··· WORKING DATA ···
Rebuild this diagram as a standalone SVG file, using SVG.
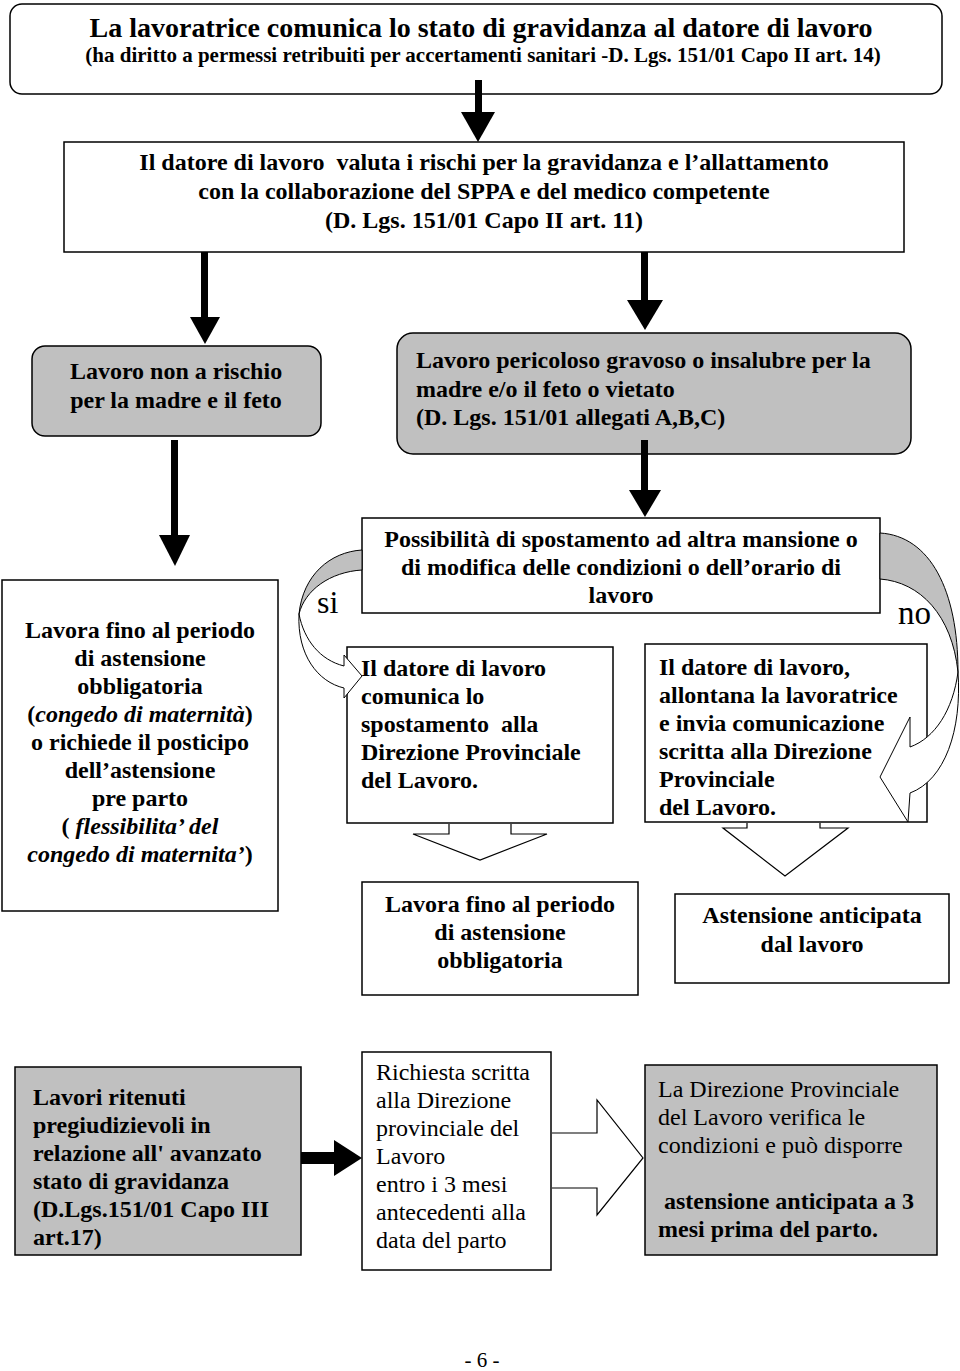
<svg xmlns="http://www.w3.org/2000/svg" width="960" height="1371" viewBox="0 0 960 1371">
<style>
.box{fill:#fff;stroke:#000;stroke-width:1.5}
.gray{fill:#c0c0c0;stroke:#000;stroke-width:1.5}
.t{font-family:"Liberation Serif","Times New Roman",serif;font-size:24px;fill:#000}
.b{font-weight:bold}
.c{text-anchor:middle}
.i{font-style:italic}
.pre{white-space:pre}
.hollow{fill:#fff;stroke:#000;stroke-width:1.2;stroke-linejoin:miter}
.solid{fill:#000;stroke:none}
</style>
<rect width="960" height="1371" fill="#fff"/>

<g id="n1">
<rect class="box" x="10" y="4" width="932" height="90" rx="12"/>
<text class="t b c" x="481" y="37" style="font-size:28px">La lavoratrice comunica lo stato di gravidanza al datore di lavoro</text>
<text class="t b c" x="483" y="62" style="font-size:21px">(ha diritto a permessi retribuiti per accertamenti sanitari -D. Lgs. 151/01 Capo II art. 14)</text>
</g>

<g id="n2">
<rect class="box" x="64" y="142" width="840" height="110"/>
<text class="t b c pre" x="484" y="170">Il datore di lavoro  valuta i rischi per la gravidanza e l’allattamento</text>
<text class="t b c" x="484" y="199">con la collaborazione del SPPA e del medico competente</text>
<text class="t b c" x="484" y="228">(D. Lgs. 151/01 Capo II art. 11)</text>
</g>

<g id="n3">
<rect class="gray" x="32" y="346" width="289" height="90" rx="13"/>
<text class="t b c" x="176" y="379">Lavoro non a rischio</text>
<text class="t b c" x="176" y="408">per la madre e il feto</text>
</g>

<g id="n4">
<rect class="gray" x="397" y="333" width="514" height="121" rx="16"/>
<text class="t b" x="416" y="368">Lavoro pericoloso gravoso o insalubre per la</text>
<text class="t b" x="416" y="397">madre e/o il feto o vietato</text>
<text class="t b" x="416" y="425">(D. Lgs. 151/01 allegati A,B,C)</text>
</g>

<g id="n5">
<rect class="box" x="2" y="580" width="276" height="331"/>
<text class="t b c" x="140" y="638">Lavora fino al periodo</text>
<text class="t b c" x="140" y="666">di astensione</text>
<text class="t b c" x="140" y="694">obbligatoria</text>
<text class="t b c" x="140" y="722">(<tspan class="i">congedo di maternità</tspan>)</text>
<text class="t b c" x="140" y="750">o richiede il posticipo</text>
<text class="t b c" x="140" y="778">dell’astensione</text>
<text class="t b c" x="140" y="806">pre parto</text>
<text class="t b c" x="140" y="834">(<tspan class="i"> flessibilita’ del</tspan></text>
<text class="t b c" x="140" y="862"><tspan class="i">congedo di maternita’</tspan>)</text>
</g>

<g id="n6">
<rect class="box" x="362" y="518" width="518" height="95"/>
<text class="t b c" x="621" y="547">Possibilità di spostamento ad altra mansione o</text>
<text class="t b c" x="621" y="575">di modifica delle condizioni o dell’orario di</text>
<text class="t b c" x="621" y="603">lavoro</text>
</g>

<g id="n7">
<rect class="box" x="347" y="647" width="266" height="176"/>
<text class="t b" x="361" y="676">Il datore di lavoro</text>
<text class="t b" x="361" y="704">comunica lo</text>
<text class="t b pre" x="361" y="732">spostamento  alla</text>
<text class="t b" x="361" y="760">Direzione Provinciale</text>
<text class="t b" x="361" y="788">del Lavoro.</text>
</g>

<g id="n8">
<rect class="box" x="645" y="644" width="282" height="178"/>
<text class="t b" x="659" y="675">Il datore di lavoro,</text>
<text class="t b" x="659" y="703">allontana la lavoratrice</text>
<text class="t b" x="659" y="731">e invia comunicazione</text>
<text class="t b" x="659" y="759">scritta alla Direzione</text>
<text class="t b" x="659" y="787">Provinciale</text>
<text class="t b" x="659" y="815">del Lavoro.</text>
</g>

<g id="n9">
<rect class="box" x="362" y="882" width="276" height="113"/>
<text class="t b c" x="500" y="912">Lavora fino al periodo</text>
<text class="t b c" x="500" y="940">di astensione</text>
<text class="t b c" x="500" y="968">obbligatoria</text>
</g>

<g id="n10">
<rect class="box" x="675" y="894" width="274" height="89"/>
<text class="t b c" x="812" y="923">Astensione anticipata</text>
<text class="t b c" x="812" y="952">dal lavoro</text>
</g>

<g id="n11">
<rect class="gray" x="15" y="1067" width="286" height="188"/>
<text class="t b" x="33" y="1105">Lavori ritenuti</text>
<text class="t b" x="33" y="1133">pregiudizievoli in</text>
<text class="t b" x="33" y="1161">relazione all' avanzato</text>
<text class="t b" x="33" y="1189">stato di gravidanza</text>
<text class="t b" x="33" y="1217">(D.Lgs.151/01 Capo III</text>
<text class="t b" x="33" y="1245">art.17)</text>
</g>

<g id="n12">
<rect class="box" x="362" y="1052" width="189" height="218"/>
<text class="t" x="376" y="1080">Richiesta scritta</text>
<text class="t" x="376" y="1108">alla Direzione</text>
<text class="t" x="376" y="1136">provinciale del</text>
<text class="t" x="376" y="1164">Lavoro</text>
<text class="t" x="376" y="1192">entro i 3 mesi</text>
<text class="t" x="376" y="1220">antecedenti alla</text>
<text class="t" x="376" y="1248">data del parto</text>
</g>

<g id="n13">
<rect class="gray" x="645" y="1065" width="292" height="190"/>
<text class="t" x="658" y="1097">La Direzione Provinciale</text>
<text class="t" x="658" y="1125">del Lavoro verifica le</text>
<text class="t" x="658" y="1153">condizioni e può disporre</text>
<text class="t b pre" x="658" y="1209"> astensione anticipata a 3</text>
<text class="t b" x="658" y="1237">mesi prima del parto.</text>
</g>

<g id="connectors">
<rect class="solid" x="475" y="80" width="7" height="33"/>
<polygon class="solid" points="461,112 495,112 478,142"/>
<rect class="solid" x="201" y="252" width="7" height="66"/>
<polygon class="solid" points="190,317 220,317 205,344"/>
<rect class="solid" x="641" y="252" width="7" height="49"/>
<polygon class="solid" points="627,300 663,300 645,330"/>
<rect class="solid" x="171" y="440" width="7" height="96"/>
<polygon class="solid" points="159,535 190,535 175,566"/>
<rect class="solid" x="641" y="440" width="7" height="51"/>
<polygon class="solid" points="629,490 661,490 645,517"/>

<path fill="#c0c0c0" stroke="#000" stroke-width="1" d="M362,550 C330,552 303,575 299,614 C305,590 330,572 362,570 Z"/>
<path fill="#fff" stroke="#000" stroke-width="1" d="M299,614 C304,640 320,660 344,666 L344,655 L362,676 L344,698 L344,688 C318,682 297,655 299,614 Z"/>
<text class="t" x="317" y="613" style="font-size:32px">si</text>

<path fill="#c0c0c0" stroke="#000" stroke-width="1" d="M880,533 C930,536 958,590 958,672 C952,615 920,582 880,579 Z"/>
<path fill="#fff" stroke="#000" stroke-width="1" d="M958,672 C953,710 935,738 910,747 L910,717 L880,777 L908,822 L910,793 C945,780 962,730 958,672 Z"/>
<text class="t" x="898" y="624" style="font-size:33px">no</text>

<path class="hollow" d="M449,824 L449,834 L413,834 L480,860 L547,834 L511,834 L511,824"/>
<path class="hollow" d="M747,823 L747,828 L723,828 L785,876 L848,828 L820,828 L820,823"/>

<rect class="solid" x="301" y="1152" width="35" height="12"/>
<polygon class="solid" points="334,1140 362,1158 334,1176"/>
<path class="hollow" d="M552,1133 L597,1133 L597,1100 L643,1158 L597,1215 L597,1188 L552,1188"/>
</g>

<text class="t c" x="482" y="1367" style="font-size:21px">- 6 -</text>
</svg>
···
··· WORKING DATA ···
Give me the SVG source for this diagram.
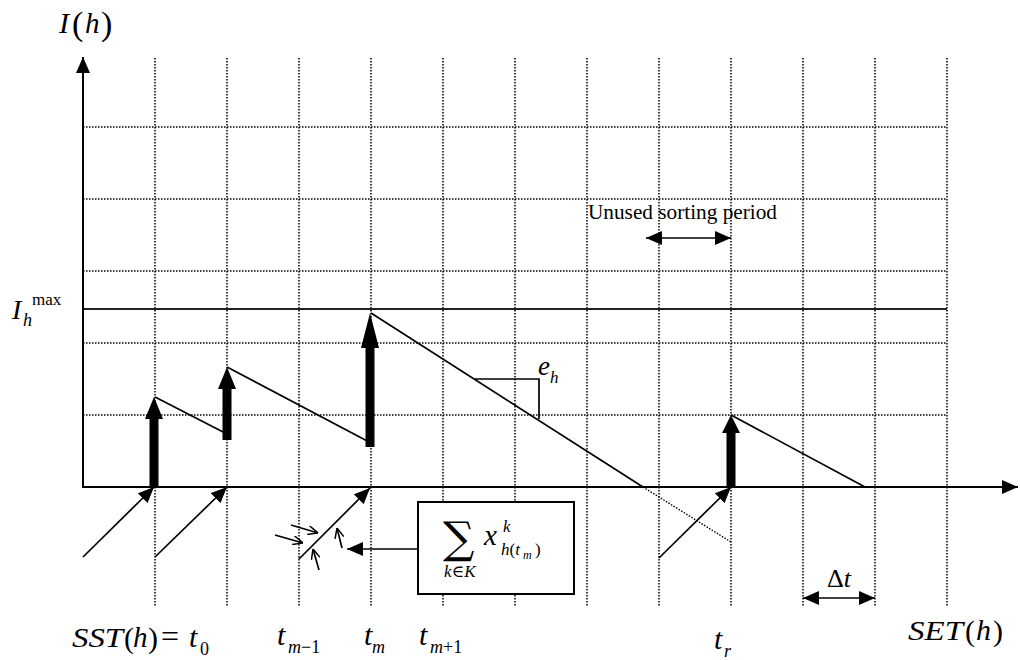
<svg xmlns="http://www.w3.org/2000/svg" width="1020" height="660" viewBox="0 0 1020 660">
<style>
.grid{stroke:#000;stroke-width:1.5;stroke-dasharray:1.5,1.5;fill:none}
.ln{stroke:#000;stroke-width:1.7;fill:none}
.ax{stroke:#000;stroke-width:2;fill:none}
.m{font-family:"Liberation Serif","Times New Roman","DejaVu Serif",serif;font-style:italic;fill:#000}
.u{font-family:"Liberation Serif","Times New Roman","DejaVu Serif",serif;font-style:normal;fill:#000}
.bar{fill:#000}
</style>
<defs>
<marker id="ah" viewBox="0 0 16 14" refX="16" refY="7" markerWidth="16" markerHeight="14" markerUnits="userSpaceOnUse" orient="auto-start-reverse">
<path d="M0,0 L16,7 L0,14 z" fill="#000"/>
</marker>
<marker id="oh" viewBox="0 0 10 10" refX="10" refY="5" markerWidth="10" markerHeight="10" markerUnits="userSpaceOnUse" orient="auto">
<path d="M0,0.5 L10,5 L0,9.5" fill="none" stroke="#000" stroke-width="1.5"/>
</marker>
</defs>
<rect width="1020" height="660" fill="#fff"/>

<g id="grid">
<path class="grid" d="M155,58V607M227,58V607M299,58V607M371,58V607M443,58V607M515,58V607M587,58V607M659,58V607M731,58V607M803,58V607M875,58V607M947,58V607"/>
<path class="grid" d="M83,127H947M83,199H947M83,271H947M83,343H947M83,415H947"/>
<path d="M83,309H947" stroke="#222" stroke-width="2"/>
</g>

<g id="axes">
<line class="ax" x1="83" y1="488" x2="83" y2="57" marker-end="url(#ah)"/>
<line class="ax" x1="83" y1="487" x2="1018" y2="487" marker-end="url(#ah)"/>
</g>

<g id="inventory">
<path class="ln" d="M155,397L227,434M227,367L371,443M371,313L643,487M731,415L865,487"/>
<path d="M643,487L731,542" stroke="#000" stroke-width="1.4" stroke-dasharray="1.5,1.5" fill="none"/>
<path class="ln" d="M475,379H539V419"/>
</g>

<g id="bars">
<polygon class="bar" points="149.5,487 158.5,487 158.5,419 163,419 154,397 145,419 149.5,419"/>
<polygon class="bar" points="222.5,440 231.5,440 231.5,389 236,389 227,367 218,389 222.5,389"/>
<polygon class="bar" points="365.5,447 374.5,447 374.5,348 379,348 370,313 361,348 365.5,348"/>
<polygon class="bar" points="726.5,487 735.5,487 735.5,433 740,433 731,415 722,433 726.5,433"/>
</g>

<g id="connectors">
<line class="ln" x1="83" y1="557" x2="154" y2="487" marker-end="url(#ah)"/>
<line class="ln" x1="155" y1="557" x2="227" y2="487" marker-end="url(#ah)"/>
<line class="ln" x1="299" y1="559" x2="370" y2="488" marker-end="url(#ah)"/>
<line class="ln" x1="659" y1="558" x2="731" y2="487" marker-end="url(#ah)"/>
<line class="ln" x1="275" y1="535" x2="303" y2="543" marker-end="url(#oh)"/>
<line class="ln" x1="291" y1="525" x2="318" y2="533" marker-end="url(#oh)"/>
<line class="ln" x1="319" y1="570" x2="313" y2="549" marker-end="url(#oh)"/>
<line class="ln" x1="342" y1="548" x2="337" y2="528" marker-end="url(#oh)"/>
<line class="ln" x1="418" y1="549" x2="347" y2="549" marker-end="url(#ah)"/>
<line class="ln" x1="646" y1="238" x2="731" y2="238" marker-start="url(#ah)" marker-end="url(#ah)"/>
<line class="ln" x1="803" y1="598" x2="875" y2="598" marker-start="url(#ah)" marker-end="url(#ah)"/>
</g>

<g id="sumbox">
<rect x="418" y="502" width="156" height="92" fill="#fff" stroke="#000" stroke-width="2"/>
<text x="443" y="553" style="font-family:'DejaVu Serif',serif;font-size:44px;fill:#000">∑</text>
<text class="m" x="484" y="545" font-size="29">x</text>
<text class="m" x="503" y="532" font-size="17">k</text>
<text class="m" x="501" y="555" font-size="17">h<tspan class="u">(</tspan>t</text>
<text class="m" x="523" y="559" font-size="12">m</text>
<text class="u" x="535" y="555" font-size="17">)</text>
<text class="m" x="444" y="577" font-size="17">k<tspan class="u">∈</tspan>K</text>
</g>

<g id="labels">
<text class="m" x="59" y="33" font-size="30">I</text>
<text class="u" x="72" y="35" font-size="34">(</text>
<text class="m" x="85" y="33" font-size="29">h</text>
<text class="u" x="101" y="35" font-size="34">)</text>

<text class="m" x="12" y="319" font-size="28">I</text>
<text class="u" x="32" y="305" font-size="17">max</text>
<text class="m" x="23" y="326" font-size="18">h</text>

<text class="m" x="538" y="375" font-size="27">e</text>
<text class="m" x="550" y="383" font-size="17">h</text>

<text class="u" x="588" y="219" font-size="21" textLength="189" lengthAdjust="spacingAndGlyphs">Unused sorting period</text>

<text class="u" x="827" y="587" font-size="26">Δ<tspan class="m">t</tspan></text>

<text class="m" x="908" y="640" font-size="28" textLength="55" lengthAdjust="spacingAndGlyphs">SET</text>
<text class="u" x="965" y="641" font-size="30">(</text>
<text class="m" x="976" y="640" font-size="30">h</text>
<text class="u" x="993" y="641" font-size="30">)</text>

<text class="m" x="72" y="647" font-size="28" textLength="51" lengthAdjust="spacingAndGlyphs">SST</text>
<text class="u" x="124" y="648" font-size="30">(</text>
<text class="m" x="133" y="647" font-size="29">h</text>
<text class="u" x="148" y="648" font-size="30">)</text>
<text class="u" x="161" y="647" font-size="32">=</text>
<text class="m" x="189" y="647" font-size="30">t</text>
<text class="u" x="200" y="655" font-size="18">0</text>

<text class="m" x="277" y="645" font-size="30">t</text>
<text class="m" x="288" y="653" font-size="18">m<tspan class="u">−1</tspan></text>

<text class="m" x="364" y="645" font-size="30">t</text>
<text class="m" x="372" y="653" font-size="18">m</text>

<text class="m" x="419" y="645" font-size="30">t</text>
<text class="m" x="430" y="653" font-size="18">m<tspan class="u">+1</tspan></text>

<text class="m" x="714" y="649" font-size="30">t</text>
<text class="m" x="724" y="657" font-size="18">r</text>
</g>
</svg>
···
◆ WHAT YOU NEED TO DO: Using the listing above, show every line that includes the string "this".

◆ THE REPLY:
Rebuild this diagram as a standalone SVG file, using SVG.
Give me the SVG source for this diagram.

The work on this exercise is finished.